* **THE EXERCISE**: Transcribe all of the material below word for word and leave out its pictures.

* **DATASET SECTION**:

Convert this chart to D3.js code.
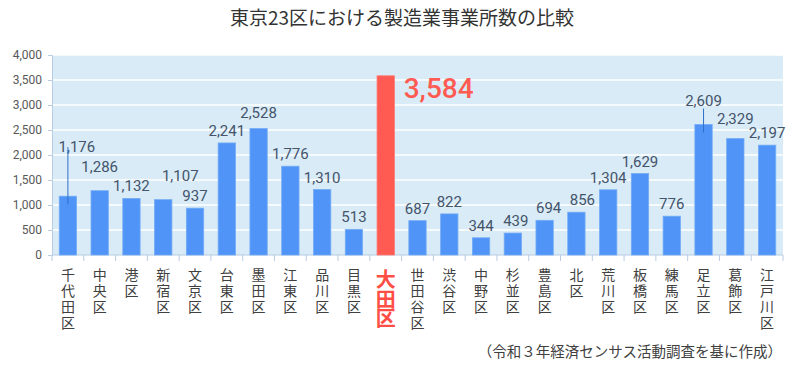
<!DOCTYPE html>
<html lang="ja">
  <head>
    <meta charset="UTF-8" />
    <title>東京23区における製造業事業所数の比較</title>
    <script src="https://cdn.jsdelivr.net/npm/d3@7"></script>
    <style>
      body { margin: 0; background: #fff; }
      text { font-family: "Noto Sans CJK JP", "Noto Sans", sans-serif; }
    </style>
  </head>
  <body>
    <script>
      const wards = ["千代田区", "中央区", "港区", "新宿区", "文京区", "台東区", "墨田区", "江東区", "品川区", "目黒区", "大田区",
        "世田谷区", "渋谷区", "中野区", "杉並区", "豊島区", "北区", "荒川区", "板橋区", "練馬区", "足立区", "葛飾区", "江戸川区"];
      const counts = [1176, 1286, 1132, 1107, 937, 2241, 2528, 1776, 1310, 513, 3584,
        687, 822, 344, 439, 694, 856, 1304, 1629, 776, 2609, 2329, 2197];
      const yTicks = [0, 500, 1000, 1500, 2000, 2500, 3000, 3500, 4000];
      const highlight = "大田区";

      const width = 800, height = 372;
      const margin = { top: 55, right: 17, bottom: 117, left: 52 };
      const innerW = width - margin.left - margin.right;
      const innerH = height - margin.top - margin.bottom;

      // label nudges (dx, dy) where the original moved labels around
      const nudge = {
        "千代田区": [9, -37], "中央区": [0, -12], "新宿区": [17, -12], "墨田区": [0, -4],
        "杉並区": [3, 0], "豊島区": [4, 0], "北区": [6, 0], "足立区": [0, -12], "葛飾区": [0, -8]
      };
      const leaders = { "千代田区": [-49, 8], "足立区": [-16, 8] };

      const svg = d3.select("body").append("svg")
        .attr("width", width).attr("height", height);

      svg.append("text")
        .attr("x", 402).attr("y", 25)
        .attr("text-anchor", "middle")
        .attr("font-size", 19)
        .attr("fill", "#333")
        .text("東京23区における製造業事業所数の比較");

      const g = svg.append("g").attr("transform", `translate(${margin.left},${margin.top})`);

      const x = d3.scaleBand().domain(wards).range([0, innerW]).paddingInner(0.455).paddingOuter(0.2275);
      const y = d3.scaleLinear().domain([0, 4000]).range([innerH, 0]);

      g.append("rect").attr("width", innerW).attr("height", innerH).attr("fill", "#d8ebf7");

      g.selectAll(".grid").data(yTicks.slice(1)).enter().append("line")
        .attr("x1", 0).attr("x2", innerW)
        .attr("y1", d => y(d)).attr("y2", d => y(d))
        .attr("stroke", "#fff").attr("stroke-width", 1.5);

      const yAxis = g.append("g")
        .call(d3.axisLeft(y).tickValues(yTicks).tickFormat(d3.format(",")).tickSize(4).tickPadding(6));
      yAxis.select(".domain").attr("stroke", "#b8cce4");
      yAxis.selectAll(".tick line").attr("stroke", "#b8cce4");
      yAxis.selectAll(".tick text").attr("font-size", 12).attr("fill", "#595959")
        .style("font-family", "Roboto, 'Noto Sans', sans-serif");

      const step = x.step();
      const xAxis = g.append("g").attr("transform", `translate(0,${innerH})`);
      xAxis.append("line").attr("x1", 0).attr("x2", innerW).attr("stroke", "#b8cce4");
      xAxis.selectAll("line.tk").data(d3.range(wards.length + 1)).enter().append("line")
        .attr("class", "tk")
        .attr("x1", i => i * step).attr("x2", i => i * step)
        .attr("y1", 0).attr("y2", 6)
        .attr("stroke", "#b8cce4");

      g.selectAll(".bar").data(wards).enter().append("rect")
        .attr("x", d => x(d))
        .attr("y", (d, i) => y(counts[i]))
        .attr("width", x.bandwidth())
        .attr("height", (d, i) => innerH - y(counts[i]))
        .attr("fill", d => d === highlight ? "#ff5b52" : "#4f94f6")
        .attr("stroke", d => d === highlight ? "#ff7a72" : "#74abf5")
        .attr("stroke-width", 0.8);

      // value labels
      wards.forEach((w, i) => {
        const cx = x(w) + x.bandwidth() / 2;
        const top = y(counts[i]);
        if (w === highlight) {
          g.append("text")
            .attr("x", cx + 18).attr("y", top + 22)
            .attr("font-size", 28).attr("font-weight", 500)
            .attr("fill", "#ff5b52")
            .style("font-family", "Roboto, 'Noto Sans', sans-serif")
            .text(d3.format(",")(counts[i]));
          return;
        }
        const [dx, dy] = nudge[w] || [0, 0];
        g.append("text")
          .attr("x", cx + dx).attr("y", top - 7 + dy)
          .attr("text-anchor", "middle")
          .attr("font-size", 15)
          .attr("fill", "#44546a")
          .style("font-family", "Roboto, 'Noto Sans', sans-serif")
          .text(d3.format(",")(counts[i]));
        if (leaders[w]) {
          g.append("line")
            .attr("x1", cx).attr("x2", cx)
            .attr("y1", top + leaders[w][0]).attr("y2", top + leaders[w][1])
            .attr("stroke", "#2f6fc9").attr("stroke-width", 1);
        }
      });

      // vertical category labels, one tspan per character
      wards.forEach(w => {
        const cx = x(w) + x.bandwidth() / 2;
        const hl = w === highlight;
        const t = g.append("text")
          .attr("text-anchor", "middle")
          .attr("font-size", hl ? 20 : 14)
          .attr("font-weight", hl ? "bold" : "normal")
          .attr("fill", hl ? "#ff4f45" : "#404040");
        Array.from(w).forEach((c, k) => {
          t.append("tspan")
            .attr("x", cx)
            .attr("y", innerH + (hl ? 32 : 25) + k * (hl ? 19.5 : 16))
            .text(c);
        });
      });

      svg.append("text")
        .attr("x", 782).attr("y", 357)
        .attr("text-anchor", "end")
        .attr("font-size", 14.5)
        .attr("fill", "#404040")
        .text("（令和３年経済センサス活動調査を基に作成）");
    </script>
  </body>
</html>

* **CORRECT RESPONSE**:
Convert this chart to D3.js code.
<!DOCTYPE html>
<html lang="ja">
  <head>
    <meta charset="UTF-8" />
    <title>東京23区における製造業事業所数の比較</title>
    <script src="https://cdn.jsdelivr.net/npm/d3@7"></script>
    <style>
      body { margin: 0; background: #fff; }
      text { font-family: "Noto Sans CJK JP", "Noto Sans", sans-serif; }
    </style>
  </head>
  <body>
    <script>
      const wards = ["千代田区", "中央区", "港区", "新宿区", "文京区", "台東区", "墨田区", "江東区", "品川区", "目黒区", "大田区",
        "世田谷区", "渋谷区", "中野区", "杉並区", "豊島区", "北区", "荒川区", "板橋区", "練馬区", "足立区", "葛飾区", "江戸川区"];
      const counts = [1176, 1286, 1132, 1107, 937, 2241, 2528, 1776, 1310, 513, 3584,
        687, 822, 344, 439, 694, 856, 1304, 1629, 776, 2609, 2329, 2197];
      const yTicks = [0, 500, 1000, 1500, 2000, 2500, 3000, 3500, 4000];
      const highlight = "大田区";

      const width = 800, height = 372;
      const margin = { top: 55, right: 17, bottom: 117, left: 52 };
      const innerW = width - margin.left - margin.right;
      const innerH = height - margin.top - margin.bottom;

      // label nudges (dx, dy) where the original moved labels around
      const nudge = {
        "千代田区": [9, -37], "中央区": [0, -12], "新宿区": [17, -12], "墨田区": [0, -4],
        "杉並区": [3, 0], "豊島区": [4, 0], "北区": [6, 0], "足立区": [0, -12], "葛飾区": [0, -8]
      };
      const leaders = { "千代田区": [-49, 8], "足立区": [-16, 8] };

      const svg = d3.select("body").append("svg")
        .attr("width", width).attr("height", height);

      svg.append("text")
        .attr("x", 402).attr("y", 25)
        .attr("text-anchor", "middle")
        .attr("font-size", 19)
        .attr("fill", "#333")
        .text("東京23区における製造業事業所数の比較");

      const g = svg.append("g").attr("transform", `translate(${margin.left},${margin.top})`);

      const x = d3.scaleBand().domain(wards).range([0, innerW]).paddingInner(0.455).paddingOuter(0.2275);
      const y = d3.scaleLinear().domain([0, 4000]).range([innerH, 0]);

      g.append("rect").attr("width", innerW).attr("height", innerH).attr("fill", "#d8ebf7");

      g.selectAll(".grid").data(yTicks.slice(1)).enter().append("line")
        .attr("x1", 0).attr("x2", innerW)
        .attr("y1", d => y(d)).attr("y2", d => y(d))
        .attr("stroke", "#fff").attr("stroke-width", 1.5);

      const yAxis = g.append("g")
        .call(d3.axisLeft(y).tickValues(yTicks).tickFormat(d3.format(",")).tickSize(4).tickPadding(6));
      yAxis.select(".domain").attr("stroke", "#b8cce4");
      yAxis.selectAll(".tick line").attr("stroke", "#b8cce4");
      yAxis.selectAll(".tick text").attr("font-size", 12).attr("fill", "#595959")
        .style("font-family", "Roboto, 'Noto Sans', sans-serif");

      const step = x.step();
      const xAxis = g.append("g").attr("transform", `translate(0,${innerH})`);
      xAxis.append("line").attr("x1", 0).attr("x2", innerW).attr("stroke", "#b8cce4");
      xAxis.selectAll("line.tk").data(d3.range(wards.length + 1)).enter().append("line")
        .attr("class", "tk")
        .attr("x1", i => i * step).attr("x2", i => i * step)
        .attr("y1", 0).attr("y2", 6)
        .attr("stroke", "#b8cce4");

      g.selectAll(".bar").data(wards).enter().append("rect")
        .attr("x", d => x(d))
        .attr("y", (d, i) => y(counts[i]))
        .attr("width", x.bandwidth())
        .attr("height", (d, i) => innerH - y(counts[i]))
        .attr("fill", d => d === highlight ? "#ff5b52" : "#4f94f6")
        .attr("stroke", d => d === highlight ? "#ff7a72" : "#74abf5")
        .attr("stroke-width", 0.8);

      // value labels
      wards.forEach((w, i) => {
        const cx = x(w) + x.bandwidth() / 2;
        const top = y(counts[i]);
        if (w === highlight) {
          g.append("text")
            .attr("x", cx + 18).attr("y", top + 22)
            .attr("font-size", 28).attr("font-weight", 500)
            .attr("fill", "#ff5b52")
            .style("font-family", "Roboto, 'Noto Sans', sans-serif")
            .text(d3.format(",")(counts[i]));
          return;
        }
        const [dx, dy] = nudge[w] || [0, 0];
        g.append("text")
          .attr("x", cx + dx).attr("y", top - 7 + dy)
          .attr("text-anchor", "middle")
          .attr("font-size", 15)
          .attr("fill", "#44546a")
          .style("font-family", "Roboto, 'Noto Sans', sans-serif")
          .text(d3.format(",")(counts[i]));
        if (leaders[w]) {
          g.append("line")
            .attr("x1", cx).attr("x2", cx)
            .attr("y1", top + leaders[w][0]).attr("y2", top + leaders[w][1])
            .attr("stroke", "#2f6fc9").attr("stroke-width", 1);
        }
      });

      // vertical category labels, one tspan per character
      wards.forEach(w => {
        const cx = x(w) + x.bandwidth() / 2;
        const hl = w === highlight;
        const t = g.append("text")
          .attr("text-anchor", "middle")
          .attr("font-size", hl ? 20 : 14)
          .attr("font-weight", hl ? "bold" : "normal")
          .attr("fill", hl ? "#ff4f45" : "#404040");
        Array.from(w).forEach((c, k) => {
          t.append("tspan")
            .attr("x", cx)
            .attr("y", innerH + (hl ? 32 : 25) + k * (hl ? 19.5 : 16))
            .text(c);
        });
      });

      svg.append("text")
        .attr("x", 782).attr("y", 357)
        .attr("text-anchor", "end")
        .attr("font-size", 14.5)
        .attr("fill", "#404040")
        .text("（令和３年経済センサス活動調査を基に作成）");
    </script>
  </body>
</html>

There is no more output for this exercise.